During Habitat III, in Quito, Ecuador, the African Development Bank and UN-Habitat organized a networking event to present and discuss the preliminary findings of the first phase of research for the State of African Cities 2017 report.

The forthcoming publication - the fourth issue in UN-Habitat's The State of African Cities report series - is being prepared under a partnership between the Institute for Housing and Urban Development Studies (HIS) and UN-Habitat and is sponsored by the African Development Bank (AfDB) and the UK Department for International Development (DfID). The publication, which focuses on greenfield foreign direct investment (FDI) flows into Africa, is set to be launched in June 2017. The report seeks to evaluate the role of FDI in achieving better urban development in African cities.

After a short introduction of the three first Stat of African Cities reports by Dr.

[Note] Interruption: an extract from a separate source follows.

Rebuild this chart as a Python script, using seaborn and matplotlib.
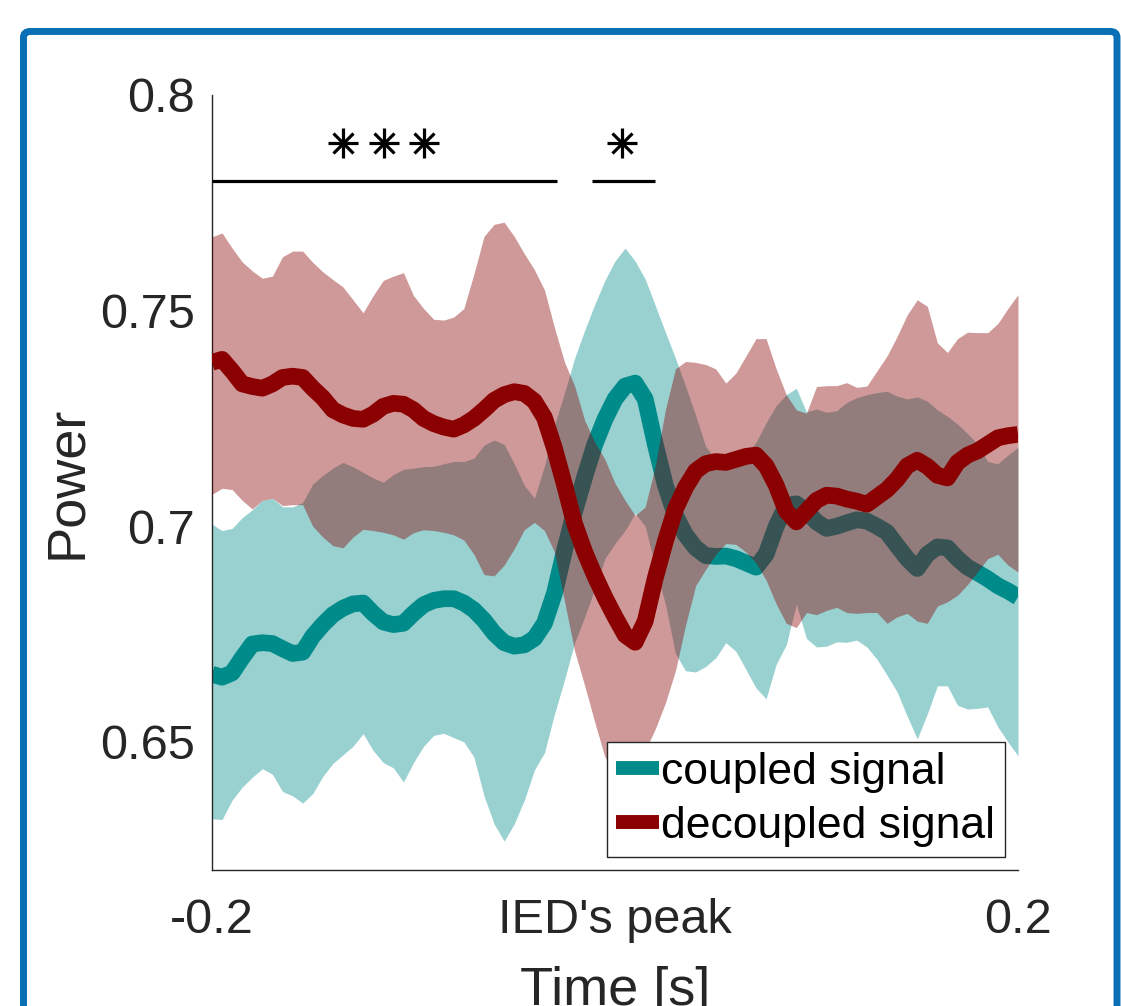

Jos Maseland of UN-Habitat, Prof. Ronald Wall of the Witwatersrand University and IHS, presented the findings of Phase 1 of the ongoing research programme for the report - analysis on Africa-wide FDI patterns - and outlined the direction of ongoing empirical research on the economic impacts of FDI flows on four case study African cities: Abidjan, Cairo, Johannesburg and Kigali.

The research highlighted that FDI is a matter of significant importance to the economic development of the African continent. However, not all forms of FDI are sustainable in the longer term; notably investments in the extractive sectors. Rather, Africa should seek to attract investments that lead to employment generation, food security and improved municipal finances, the research noted.

AfDB was represented at the October 17 meeting by Amadou Oumarou, Director of the Transport, ICT and Urban Development Department, who underscored the Bank's commitments in long term urban development, as a way to improve African cities' competitiveness and attract more foreign investments. AfDB injected more than US $800 million in loans and grants in urban transport projects in the last five years, improving the logistic chains for firms, and the daily life of millions of commuters. In 2016, major urban transport project have been financed in Kampala and Accra.